I'll take that as guidance not to rush back to Orwell. There are too many I other things I really KNOW I want to read.


message 44: by Lily (new)

Lily Great review, Cecily! I'm hoping to read it this year (it's a book that I always feel I should've read in high school), and your analysis has made me keen on doing that. Especially enjoyed your discussion of why it's still relevant.


Cecily Thanks, Lily. I hope you find it worthwhile (just don't read it if you're feeling down).


message 46: by [deleted user] (new)

Cecily said "Seriously, though: the grim greyness of everyday life is relentless; how can that not be a little bit pessimistic?"

Jokes apart, I always thought 1984 was a sort of warning, not a prophecy. All warnings are inherently optimistic, aren't they, in that dark future can still be avoided. Animal farm was a little sad (to me) because society loop back into its old ways after a hard-earned revolution and it seemed to be almost fatal.


message 47: by Derek (last edited Jan 04, 2016 01:07PM) (new) - rated it 5 stars

Derek Sidharth wrote: "All warnings are inherently optimistic, aren't they, in that dark future can still be avoided. Animal farm was a little sad (to me)…"

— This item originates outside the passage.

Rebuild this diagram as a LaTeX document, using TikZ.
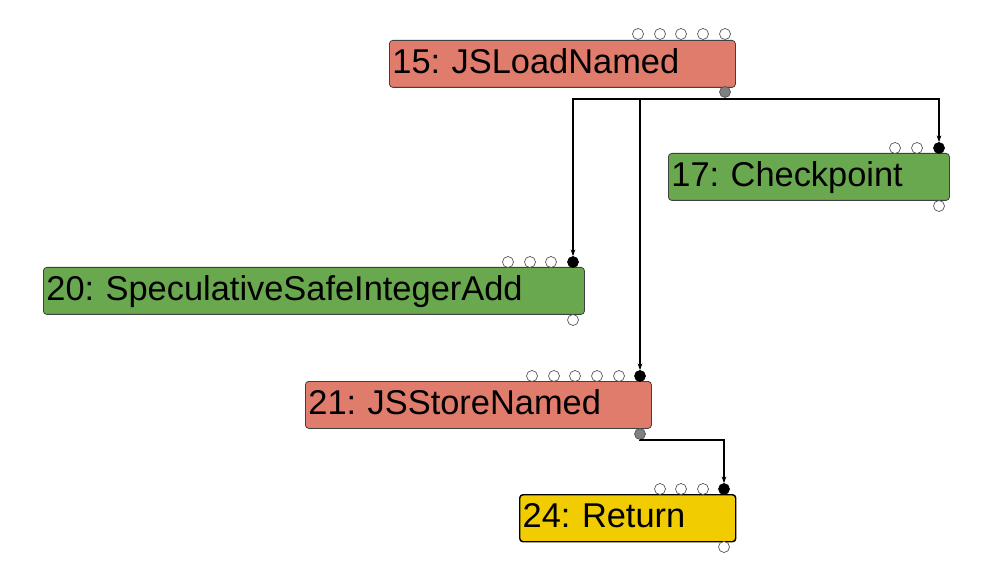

Yes! That definitely resonates with me. There's no chance of redemption in Animal Farm. I was listening to an interview with Margaret Atwood last week. They were talking about her dystopian visions, and the interviewer foolishly mentioned that 1984 ends with "But it was all right, every­thing was all right, the strug­gle was fin­ished. He had won the vic­tory over him­self. He loved Big Brother." He's very young, but he should still have known you can't go making mistakes like that with Atwood. She pointed out that it actually ends with an Appendix, in which (in perfectly 'standard' English) Newspeak is described as an obvious aberration at some time in the writer's past. So, Orwell wasn't satisfied with implying an optimistic ending, he actually supplied it!


Cecily Sidharth wrote: "I always thought 1984 was a sort of warning, not a prophecy. All warnings are inherently optimistic, aren't they, in that dark future can still be avoided..."

I see what you're getting it, but then again, a warning is a prophesy of what might happen if you don't heed it. That leaves hope, but I don't see it as inherently optimistic. For 1984 specifically, it's not so much the likelihood of Orwell's vision coming true that makes it grim for me, but the relentless way the misery was described.


Cecily Derek (Guilty of thoughtcrime) wrote: "There's no chance of redemption in Animal Farm. I was listening to an interview with Margaret Atwood last week..."

Ha! Good for Atwood!


Derek Being Canadian, I've heard more than my share of Atwood interviews. She really is amazing. I don't think I've heard an interview yet where she didn't cut the interviewer to the quick, at least once, but she always makes it sound like it's just grandmotherly advice, and the interviewer never seems hurt.